Restate the data word for word and leave the images out.

[Given data]
==*==

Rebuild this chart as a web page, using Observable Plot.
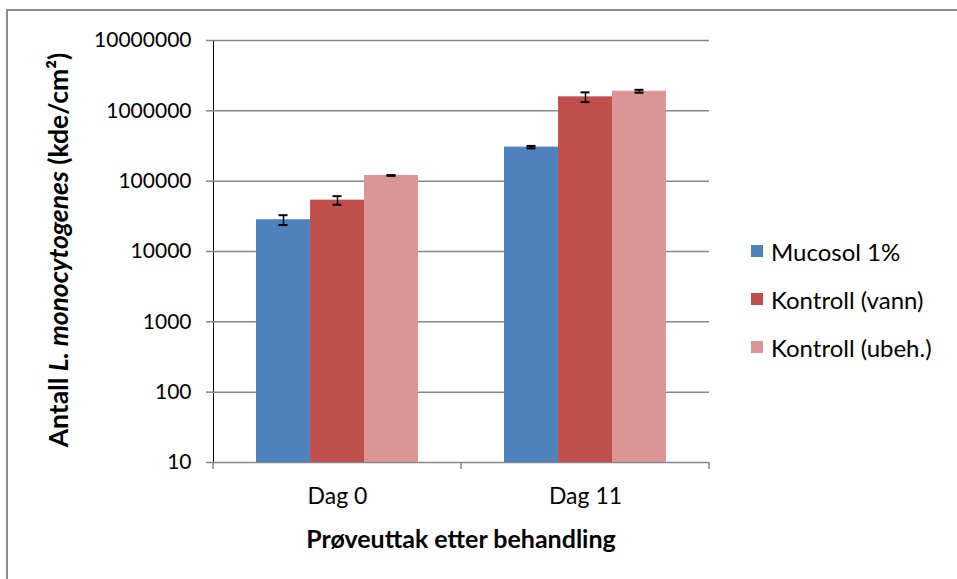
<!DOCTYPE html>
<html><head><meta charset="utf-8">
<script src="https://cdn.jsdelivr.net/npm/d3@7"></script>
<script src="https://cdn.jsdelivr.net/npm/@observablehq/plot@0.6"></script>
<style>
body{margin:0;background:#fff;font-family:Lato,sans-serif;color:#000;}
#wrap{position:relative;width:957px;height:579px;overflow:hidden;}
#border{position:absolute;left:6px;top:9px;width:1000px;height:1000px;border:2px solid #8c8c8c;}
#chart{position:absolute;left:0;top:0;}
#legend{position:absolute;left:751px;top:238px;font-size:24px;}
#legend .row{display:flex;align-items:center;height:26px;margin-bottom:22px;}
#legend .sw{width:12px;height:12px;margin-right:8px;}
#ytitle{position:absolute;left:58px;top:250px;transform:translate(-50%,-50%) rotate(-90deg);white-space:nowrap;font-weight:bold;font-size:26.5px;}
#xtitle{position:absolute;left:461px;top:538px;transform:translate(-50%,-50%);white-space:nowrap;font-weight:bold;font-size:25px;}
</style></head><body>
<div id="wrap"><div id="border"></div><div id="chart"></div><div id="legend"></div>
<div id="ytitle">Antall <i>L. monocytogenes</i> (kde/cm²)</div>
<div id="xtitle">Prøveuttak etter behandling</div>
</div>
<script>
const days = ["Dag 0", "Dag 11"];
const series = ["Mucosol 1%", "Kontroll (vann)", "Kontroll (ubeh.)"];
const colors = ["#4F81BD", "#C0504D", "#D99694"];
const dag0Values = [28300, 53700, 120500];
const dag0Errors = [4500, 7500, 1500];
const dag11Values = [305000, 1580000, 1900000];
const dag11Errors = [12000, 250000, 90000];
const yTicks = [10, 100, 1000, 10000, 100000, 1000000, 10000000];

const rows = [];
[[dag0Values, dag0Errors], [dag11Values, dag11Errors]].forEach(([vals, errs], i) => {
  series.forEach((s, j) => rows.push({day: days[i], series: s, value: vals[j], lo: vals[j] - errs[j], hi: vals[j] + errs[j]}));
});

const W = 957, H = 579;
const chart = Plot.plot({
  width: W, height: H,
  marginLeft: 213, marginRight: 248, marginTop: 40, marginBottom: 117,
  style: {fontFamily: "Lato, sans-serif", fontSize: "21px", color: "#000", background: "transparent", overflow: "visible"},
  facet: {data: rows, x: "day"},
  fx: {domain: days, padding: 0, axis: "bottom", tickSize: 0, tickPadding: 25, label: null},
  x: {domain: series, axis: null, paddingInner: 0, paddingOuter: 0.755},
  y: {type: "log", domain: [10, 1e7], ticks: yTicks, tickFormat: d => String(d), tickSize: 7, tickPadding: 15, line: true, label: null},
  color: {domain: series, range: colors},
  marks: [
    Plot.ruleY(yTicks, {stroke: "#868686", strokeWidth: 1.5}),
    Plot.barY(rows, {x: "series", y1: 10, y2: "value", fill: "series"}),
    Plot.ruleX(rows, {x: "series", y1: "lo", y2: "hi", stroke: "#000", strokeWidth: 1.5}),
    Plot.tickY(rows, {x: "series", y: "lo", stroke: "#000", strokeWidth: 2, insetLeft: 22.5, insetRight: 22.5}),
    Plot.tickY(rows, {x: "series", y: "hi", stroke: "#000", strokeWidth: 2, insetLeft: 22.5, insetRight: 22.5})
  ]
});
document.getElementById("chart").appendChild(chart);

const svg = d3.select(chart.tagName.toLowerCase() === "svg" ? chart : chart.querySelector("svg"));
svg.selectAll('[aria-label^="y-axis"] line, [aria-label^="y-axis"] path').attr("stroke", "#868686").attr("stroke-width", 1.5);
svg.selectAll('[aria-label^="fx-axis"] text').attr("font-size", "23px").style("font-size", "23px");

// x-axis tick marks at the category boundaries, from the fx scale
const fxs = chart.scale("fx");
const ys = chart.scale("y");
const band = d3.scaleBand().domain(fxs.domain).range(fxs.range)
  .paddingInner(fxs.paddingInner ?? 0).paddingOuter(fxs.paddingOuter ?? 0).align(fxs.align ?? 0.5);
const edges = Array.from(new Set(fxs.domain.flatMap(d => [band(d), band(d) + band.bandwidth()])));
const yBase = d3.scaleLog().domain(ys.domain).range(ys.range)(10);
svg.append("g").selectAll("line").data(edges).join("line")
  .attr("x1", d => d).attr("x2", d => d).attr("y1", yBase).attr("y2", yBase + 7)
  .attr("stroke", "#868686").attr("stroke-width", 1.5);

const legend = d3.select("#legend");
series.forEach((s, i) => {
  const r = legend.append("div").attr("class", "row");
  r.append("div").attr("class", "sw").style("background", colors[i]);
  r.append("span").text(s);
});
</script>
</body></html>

==*==

[Answer to the task]
Rebuild this chart as a web page, using Observable Plot.
<!DOCTYPE html>
<html><head><meta charset="utf-8">
<script src="https://cdn.jsdelivr.net/npm/d3@7"></script>
<script src="https://cdn.jsdelivr.net/npm/@observablehq/plot@0.6"></script>
<style>
body{margin:0;background:#fff;font-family:Lato,sans-serif;color:#000;}
#wrap{position:relative;width:957px;height:579px;overflow:hidden;}
#border{position:absolute;left:6px;top:9px;width:1000px;height:1000px;border:2px solid #8c8c8c;}
#chart{position:absolute;left:0;top:0;}
#legend{position:absolute;left:751px;top:238px;font-size:24px;}
#legend .row{display:flex;align-items:center;height:26px;margin-bottom:22px;}
#legend .sw{width:12px;height:12px;margin-right:8px;}
#ytitle{position:absolute;left:58px;top:250px;transform:translate(-50%,-50%) rotate(-90deg);white-space:nowrap;font-weight:bold;font-size:26.5px;}
#xtitle{position:absolute;left:461px;top:538px;transform:translate(-50%,-50%);white-space:nowrap;font-weight:bold;font-size:25px;}
</style></head><body>
<div id="wrap"><div id="border"></div><div id="chart"></div><div id="legend"></div>
<div id="ytitle">Antall <i>L. monocytogenes</i> (kde/cm²)</div>
<div id="xtitle">Prøveuttak etter behandling</div>
</div>
<script>
const days = ["Dag 0", "Dag 11"];
const series = ["Mucosol 1%", "Kontroll (vann)", "Kontroll (ubeh.)"];
const colors = ["#4F81BD", "#C0504D", "#D99694"];
const dag0Values = [28300, 53700, 120500];
const dag0Errors = [4500, 7500, 1500];
const dag11Values = [305000, 1580000, 1900000];
const dag11Errors = [12000, 250000, 90000];
const yTicks = [10, 100, 1000, 10000, 100000, 1000000, 10000000];

const rows = [];
[[dag0Values, dag0Errors], [dag11Values, dag11Errors]].forEach(([vals, errs], i) => {
  series.forEach((s, j) => rows.push({day: days[i], series: s, value: vals[j], lo: vals[j] - errs[j], hi: vals[j] + errs[j]}));
});

const W = 957, H = 579;
const chart = Plot.plot({
  width: W, height: H,
  marginLeft: 213, marginRight: 248, marginTop: 40, marginBottom: 117,
  style: {fontFamily: "Lato, sans-serif", fontSize: "21px", color: "#000", background: "transparent", overflow: "visible"},
  facet: {data: rows, x: "day"},
  fx: {domain: days, padding: 0, axis: "bottom", tickSize: 0, tickPadding: 25, label: null},
  x: {domain: series, axis: null, paddingInner: 0, paddingOuter: 0.755},
  y: {type: "log", domain: [10, 1e7], ticks: yTicks, tickFormat: d => String(d), tickSize: 7, tickPadding: 15, line: true, label: null},
  color: {domain: series, range: colors},
  marks: [
    Plot.ruleY(yTicks, {stroke: "#868686", strokeWidth: 1.5}),
    Plot.barY(rows, {x: "series", y1: 10, y2: "value", fill: "series"}),
    Plot.ruleX(rows, {x: "series", y1: "lo", y2: "hi", stroke: "#000", strokeWidth: 1.5}),
    Plot.tickY(rows, {x: "series", y: "lo", stroke: "#000", strokeWidth: 2, insetLeft: 22.5, insetRight: 22.5}),
    Plot.tickY(rows, {x: "series", y: "hi", stroke: "#000", strokeWidth: 2, insetLeft: 22.5, insetRight: 22.5})
  ]
});
document.getElementById("chart").appendChild(chart);

const svg = d3.select(chart.tagName.toLowerCase() === "svg" ? chart : chart.querySelector("svg"));
svg.selectAll('[aria-label^="y-axis"] line, [aria-label^="y-axis"] path').attr("stroke", "#868686").attr("stroke-width", 1.5);
svg.selectAll('[aria-label^="fx-axis"] text').attr("font-size", "23px").style("font-size", "23px");

// x-axis tick marks at the category boundaries, from the fx scale
const fxs = chart.scale("fx");
const ys = chart.scale("y");
const band = d3.scaleBand().domain(fxs.domain).range(fxs.range)
  .paddingInner(fxs.paddingInner ?? 0).paddingOuter(fxs.paddingOuter ?? 0).align(fxs.align ?? 0.5);
const edges = Array.from(new Set(fxs.domain.flatMap(d => [band(d), band(d) + band.bandwidth()])));
const yBase = d3.scaleLog().domain(ys.domain).range(ys.range)(10);
svg.append("g").selectAll("line").data(edges).join("line")
  .attr("x1", d => d).attr("x2", d => d).attr("y1", yBase).attr("y2", yBase + 7)
  .attr("stroke", "#868686").attr("stroke-width", 1.5);

const legend = d3.select("#legend");
series.forEach((s, i) => {
  const r = legend.append("div").attr("class", "row");
  r.append("div").attr("class", "sw").style("background", colors[i]);
  r.append("span").text(s);
});
</script>
</body></html>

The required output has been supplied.